Earlier this week, French maritime minister Annick Girardin said Paris would cut off electricity to Jersey – which gets 95% of its power supply from France – if the dispute was not resolved.

The French maritime authority for the Channel and the North Sea said the patrol boats Athos and Themis were being sent to the island “to ensure the protection of human life at sea”.

A spokeswoman said they were being stationed to be in a position to intervene “as quickly as possible” if the situation worsens.

Downing Street said on Wednesday that HMS Severn and HMS Tamar were being deployed as a “precautionary measure”.

Local fishermen reported that around 60 French boats had gathered off St Helier early on Thursday, with some entering the harbour before leaving after an hour.

Mr Gorst said the protest had been peaceful, “as we would expect”.

Dimitri Rogoff, who heads a group of Normandy fishermen, insisted they were not seeking to blockade the port.

“This isn’t an act of war. It’s an act of protest,” he told the Associated Press news agency.

Nevertheless, there was concern on the island that the French action could escalate if the dispute was not resolved.

Fisherman Josh Dearing described the appearance of the French boats, some letting off flares, as “like an invasion” and he welcomed the presence of the Royal Navy ships.

“We’re completely unprotected in Jersey. We’ve got nothing except for a few police officers. We don’t have a police boat, we don’t have a navy boat, we don’t have anything to protect us,” he told the PA news agency.

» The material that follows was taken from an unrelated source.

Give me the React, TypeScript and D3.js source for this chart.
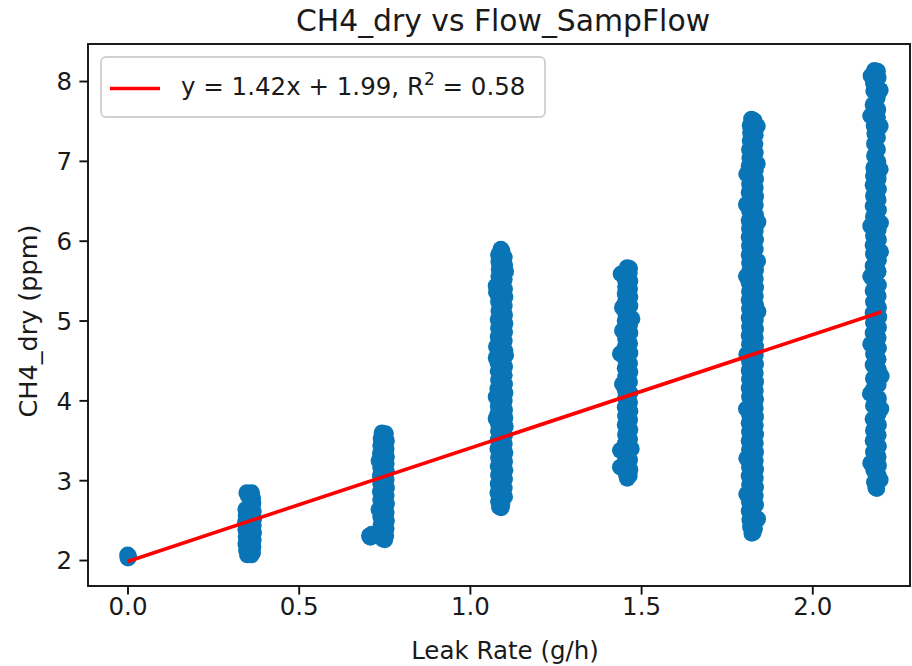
import React from 'react';
import * as d3 from 'd3';

// ---------- data ----------
const chartTitle = 'CH4_dry vs Flow_SampFlow';
const xAxisLabel = 'Leak Rate (g/h)';
const yAxisLabel = 'CH4_dry (ppm)';
const xTickValues = [0, 0.5, 1.0, 1.5, 2.0];
const yTickValues = [2, 3, 4, 5, 6, 7, 8];
const fitSlope = 1.42;
const fitIntercept = 1.99;
const fitR2 = 0.58;

// points per leak-rate group: [leak rate, CH4_dry]
const leak0: number[][] = [
  [0.0, 2.03], [0.002, 2.05], [-0.001, 2.07], [0.001, 2.04], [0.0, 2.06],
];
const leak1: number[][] = [
  [0.347, 2.85], [0.361, 2.85], [0.351, 2.81], [0.364, 2.78], [0.365, 2.72], [0.363, 2.67],
  [0.344, 2.64], [0.366, 2.61], [0.345, 2.56], [0.367, 2.52], [0.343, 2.48], [0.366, 2.44],
  [0.344, 2.39], [0.367, 2.35], [0.345, 2.3], [0.366, 2.26], [0.344, 2.21], [0.365, 2.17],
  [0.346, 2.13], [0.364, 2.1], [0.349, 2.07], [0.36, 2.07],
];
const leak2: number[][] = [
  [0.742, 3.6], [0.752, 3.59], [0.739, 3.53], [0.755, 3.5], [0.738, 3.44], [0.754, 3.4],
  [0.737, 3.34], [0.755, 3.3], [0.733, 3.25], [0.754, 3.21], [0.738, 3.16], [0.755, 3.11],
  [0.737, 3.06], [0.754, 3.01], [0.738, 2.96], [0.755, 2.91], [0.737, 2.86], [0.754, 2.81],
  [0.738, 2.76], [0.755, 2.71], [0.733, 2.64], [0.754, 2.6], [0.738, 2.55], [0.755, 2.5],
  [0.739, 2.45], [0.754, 2.4], [0.74, 2.35], [0.753, 2.31], [0.744, 2.27], [0.75, 2.26],
  [0.705, 2.31], [0.712, 2.33], [0.708, 2.29],
];
const leak3: number[][] = [
  [1.089, 5.9], [1.092, 5.88], [1.082, 5.83], [1.099, 5.8], [1.083, 5.74], [1.1, 5.7],
  [1.084, 5.65], [1.103, 5.62], [1.083, 5.56], [1.099, 5.52], [1.075, 5.44], [1.1, 5.4],
  [1.076, 5.36], [1.101, 5.3], [1.082, 5.24], [1.099, 5.19], [1.083, 5.13], [1.1, 5.08],
  [1.081, 5.02], [1.101, 4.97], [1.082, 4.91], [1.1, 4.86], [1.081, 4.8], [1.099, 4.75],
  [1.076, 4.68], [1.101, 4.63], [1.075, 4.54], [1.103, 4.57], [1.08, 4.48], [1.1, 4.43],
  [1.081, 4.37], [1.099, 4.32], [1.082, 4.26], [1.1, 4.21], [1.08, 4.15], [1.101, 4.1],
  [1.075, 4.05], [1.099, 4.0], [1.081, 3.94], [1.1, 3.89], [1.075, 3.78], [1.08, 3.84],
  [1.101, 3.79], [1.081, 3.72], [1.102, 3.68], [1.082, 3.62], [1.1, 3.57], [1.081, 3.51],
  [1.099, 3.46], [1.08, 3.4], [1.101, 3.35], [1.082, 3.29], [1.1, 3.24], [1.081, 3.18],
  [1.101, 3.13], [1.082, 3.07], [1.1, 3.02], [1.081, 2.96], [1.099, 2.91], [1.08, 2.85],
  [1.1, 2.8], [1.082, 2.74], [1.092, 2.7], [1.085, 2.67], [1.09, 2.66],
];
const leak4: number[][] = [
  [1.458, 5.67], [1.465, 5.66], [1.44, 5.59], [1.464, 5.6], [1.452, 5.52], [1.466, 5.5],
  [1.453, 5.43], [1.465, 5.4], [1.452, 5.34], [1.466, 5.3], [1.453, 5.24], [1.444, 5.17],
  [1.466, 5.19], [1.453, 5.1], [1.472, 5.03], [1.452, 5.0], [1.465, 4.95], [1.444, 4.88],
  [1.466, 4.85], [1.453, 4.78], [1.465, 4.72], [1.452, 4.68], [1.438, 4.59], [1.466, 4.6],
  [1.453, 4.52], [1.465, 4.47], [1.452, 4.41], [1.466, 4.36], [1.453, 4.3], [1.444, 4.21],
  [1.465, 4.24], [1.452, 4.14], [1.466, 4.1], [1.453, 4.04], [1.465, 3.98], [1.452, 3.92],
  [1.466, 3.87], [1.453, 3.81], [1.465, 3.76], [1.452, 3.7], [1.466, 3.64], [1.453, 3.58],
  [1.465, 3.52], [1.452, 3.46], [1.438, 3.38], [1.47, 3.4], [1.452, 3.31], [1.465, 3.26],
  [1.438, 3.17], [1.452, 3.2], [1.466, 3.14], [1.455, 3.08], [1.464, 3.06], [1.458, 3.03],
];
const leak5: number[][] = [
  [1.821, 7.53], [1.829, 7.51], [1.817, 7.45], [1.838, 7.44], [1.818, 7.36], [1.832, 7.33],
  [1.817, 7.26], [1.831, 7.22], [1.815, 7.15], [1.832, 7.11], [1.816, 7.04], [1.838, 6.97],
  [1.814, 6.94], [1.832, 6.89], [1.807, 6.84], [1.833, 6.78], [1.815, 6.72], [1.832, 6.67],
  [1.814, 6.61], [1.833, 6.56], [1.806, 6.46], [1.832, 6.45], [1.815, 6.38], [1.833, 6.33],
  [1.84, 6.24], [1.814, 6.26], [1.815, 6.16], [1.832, 6.13], [1.814, 6.05], [1.833, 6.02],
  [1.815, 5.94], [1.832, 5.9], [1.814, 5.83], [1.839, 5.75], [1.815, 5.73], [1.806, 5.56],
  [1.833, 5.64], [1.815, 5.62], [1.832, 5.53], [1.814, 5.48], [1.833, 5.42], [1.815, 5.37],
  [1.832, 5.31], [1.814, 5.26], [1.833, 5.2], [1.84, 5.12], [1.815, 5.15], [1.814, 5.04],
  [1.832, 5.01], [1.815, 4.93], [1.833, 4.9], [1.814, 4.82], [1.832, 4.79], [1.815, 4.71],
  [1.833, 4.68], [1.807, 4.58], [1.832, 4.57], [1.815, 4.49], [1.833, 4.46], [1.814, 4.38],
  [1.832, 4.35], [1.815, 4.27], [1.833, 4.24], [1.814, 4.16], [1.832, 4.13], [1.815, 4.05],
  [1.833, 4.02], [1.806, 3.9], [1.832, 3.91], [1.815, 3.83], [1.833, 3.8], [1.814, 3.72],
  [1.832, 3.69], [1.815, 3.61], [1.833, 3.58], [1.814, 3.5], [1.832, 3.47], [1.815, 3.39],
  [1.833, 3.36], [1.807, 3.28], [1.832, 3.25], [1.815, 3.17], [1.833, 3.14], [1.814, 3.06],
  [1.832, 3.03], [1.815, 2.95], [1.833, 2.92], [1.807, 2.83], [1.832, 2.81], [1.815, 2.73],
  [1.833, 2.7], [1.814, 2.62], [1.839, 2.52], [1.816, 2.51], [1.818, 2.42], [1.83, 2.4],
  [1.822, 2.34], [1.826, 2.35],
];
const leak6: number[][] = [
  [2.18, 8.14], [2.189, 8.13], [2.17, 8.07], [2.191, 8.05], [2.177, 7.98], [2.197, 7.89],
  [2.178, 7.88], [2.188, 7.79], [2.176, 7.71], [2.19, 7.65], [2.169, 7.57], [2.189, 7.55],
  [2.197, 7.44], [2.179, 7.45], [2.181, 7.35], [2.189, 7.3], [2.18, 7.22], [2.189, 7.15],
  [2.18, 7.07], [2.19, 7.0], [2.197, 6.9], [2.178, 6.92], [2.177, 6.82], [2.191, 6.78],
  [2.176, 6.7], [2.192, 6.65], [2.177, 6.57], [2.191, 6.52], [2.176, 6.44], [2.192, 6.39],
  [2.177, 6.31], [2.198, 6.23], [2.169, 6.19], [2.191, 6.14], [2.177, 6.07], [2.192, 6.02],
  [2.176, 5.95], [2.198, 5.87], [2.177, 5.84], [2.192, 5.76], [2.176, 5.69], [2.169, 5.56],
  [2.191, 5.62], [2.177, 5.52], [2.192, 5.45], [2.176, 5.38], [2.191, 5.31], [2.177, 5.24],
  [2.192, 5.17], [2.176, 5.1], [2.193, 5.05], [2.177, 4.98], [2.192, 4.92], [2.176, 4.85],
  [2.191, 4.79], [2.169, 4.71], [2.192, 4.66], [2.177, 4.59], [2.191, 4.52], [2.176, 4.45],
  [2.192, 4.39], [2.2, 4.31], [2.177, 4.28], [2.191, 4.2], [2.176, 4.14], [2.168, 4.09],
  [2.192, 4.03], [2.199, 3.9], [2.177, 3.94], [2.191, 3.84], [2.176, 3.77], [2.192, 3.7],
  [2.177, 3.63], [2.191, 3.57], [2.176, 3.5], [2.192, 3.43], [2.177, 3.36], [2.191, 3.3],
  [2.169, 3.22], [2.192, 3.19], [2.178, 3.13], [2.191, 3.07], [2.197, 3.01], [2.18, 2.98],
  [2.184, 2.91], [2.187, 2.9],
];
const leakGroups = [leak0, leak1, leak2, leak3, leak4, leak5, leak6];

// ---------- layout ----------
const W = 912;
const H = 666;
const AX = { left: 88, right: 910, top: 44, bottom: 586 };
const FONT = 'DejaVu Sans, sans-serif';
const POINT_COLOR = '#0a75b6';
const TEXT_COLOR = '#1a1a1a';

export default function App() {
  const x = d3.scaleLinear().domain([-0.1168, 2.2839]).range([AX.left, AX.right]);
  const y = d3.scaleLinear().domain([1.681, 8.47]).range([AX.bottom, AX.top]);

  const allPts = leakGroups.flat();
  const [xMin, xMax] = d3.extent(allPts, (d) => d[0]) as [number, number];
  const fitPts: [number, number][] = [
    [xMin, fitSlope * xMin + fitIntercept],
    [xMax, fitSlope * xMax + fitIntercept],
  ];
  const linePath = d3
    .line<[number, number]>()
    .x((d) => x(d[0]))
    .y((d) => y(d[1]))(fitPts) as string;

  const legendText = `y = ${fitSlope.toFixed(2)}x + ${fitIntercept.toFixed(2)}, R`;

  return (
    <svg
      width={W}
      height={H}
      style={{ position: 'absolute', left: 0, top: 0, background: '#fff' }}
      fontFamily={FONT}
    >
      <rect x={0} y={0} width={W} height={H} fill="#fff" />
      {/* points */}
      <g>
        {allPts.map((d, i) => (
          <circle key={i} cx={x(d[0])} cy={y(d[1])} r={8.4} fill={POINT_COLOR} />
        ))}
      </g>
      {/* regression line */}
      <path d={linePath} fill="none" stroke="#ff0000" strokeWidth={3.6} />

      {/* spines */}
      <rect
        x={AX.left}
        y={AX.top}
        width={AX.right - AX.left}
        height={AX.bottom - AX.top}
        fill="none"
        stroke="#111"
        strokeWidth={1.9}
      />

      {/* x ticks */}
      {xTickValues.map((t) => (
        <g key={'xt' + t}>
          <line x1={x(t)} x2={x(t)} y1={AX.bottom} y2={AX.bottom + 8.6} stroke="#111" strokeWidth={1.9} />
          <text x={x(t)} y={615} textAnchor="middle" fontSize={24.5} fill={TEXT_COLOR}>
            {t.toFixed(1)}
          </text>
        </g>
      ))}
      {/* y ticks */}
      {yTickValues.map((t) => (
        <g key={'yt' + t}>
          <line x1={AX.left - 8.6} x2={AX.left} y1={y(t)} y2={y(t)} stroke="#111" strokeWidth={1.9} />
          <text x={AX.left - 16} y={y(t)} dy="0.36em" textAnchor="end" fontSize={24.5} fill={TEXT_COLOR}>
            {String(t)}
          </text>
        </g>
      ))}

      {/* axis labels */}
      <text x={505} y={659} textAnchor="middle" fontSize={24.5} fill={TEXT_COLOR}>
        {xAxisLabel}
      </text>
      <text
        transform={`translate(37, 321) rotate(-90)`}
        textAnchor="middle"
        fontSize={25.5}
        fill={TEXT_COLOR}
      >
        {yAxisLabel}
      </text>

      {/* title */}
      <text x={503} y={31} textAnchor="middle" fontSize={29.8} fill={TEXT_COLOR}>
        {chartTitle}
      </text>

      {/* legend */}
      <g>
        <rect x={101} y={57} width={444} height={60} rx={5} fill="#fff" fillOpacity={0.8} stroke="#d0d0d0" strokeWidth={1.8} />
        <line x1={110} x2={160} y1={88.5} y2={88.5} stroke="#ff0000" strokeWidth={3.6} />
        <text x={181} y={95} fontSize={24.5} fill={TEXT_COLOR} style={{ whiteSpace: 'pre' }}>
          {legendText}
          <tspan fontSize={17} dy={-10}>2</tspan>
          <tspan fontSize={24.5} dy={10}>{` = ${fitR2.toFixed(2)}`}</tspan>
        </text>
      </g>
    </svg>
  );
}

“The French can be hostile. All of our livelihoods are in that harbour and if they wanted to they could cause damage.

“The French being the French, they don’t mess around. They can blockade their own harbours – they wouldn’t think twice about coming and doing it to us.”

Mr Gorst said they are “extremely grateful” for the support of the UK Government, while stressing the need to find a diplomatic resolution.

“We’ve heard disproportionate threats from Paris and now with a potential blockade, but the answer to the issues that are being faced are without doubt talking and diplomacy,” he said.

The Jersey government has said that of the 41 French boats which applied for licences on last Friday, 17 had been unable to provide the evidence needed to enable them to carry on as before.

Mr Gorst said: “It’s really important that we are able to work with those fishermen to help them provide the necessary evidence so that, if required, their licences can be amended.”

The dispute “may be illustrative of underlying tensions, border tensions at the moment” between the UK and the EU, according to Duncan Fairgrieve, professor of comparative law at Universite de Paris Dauphine in France.

He told PA: “This issue may seem like a storm in a teacup but fishing rights have always been a problem issue.

“And as I said, it may be illustrative of some of the post-Brexit difficulties that are going on in the background.”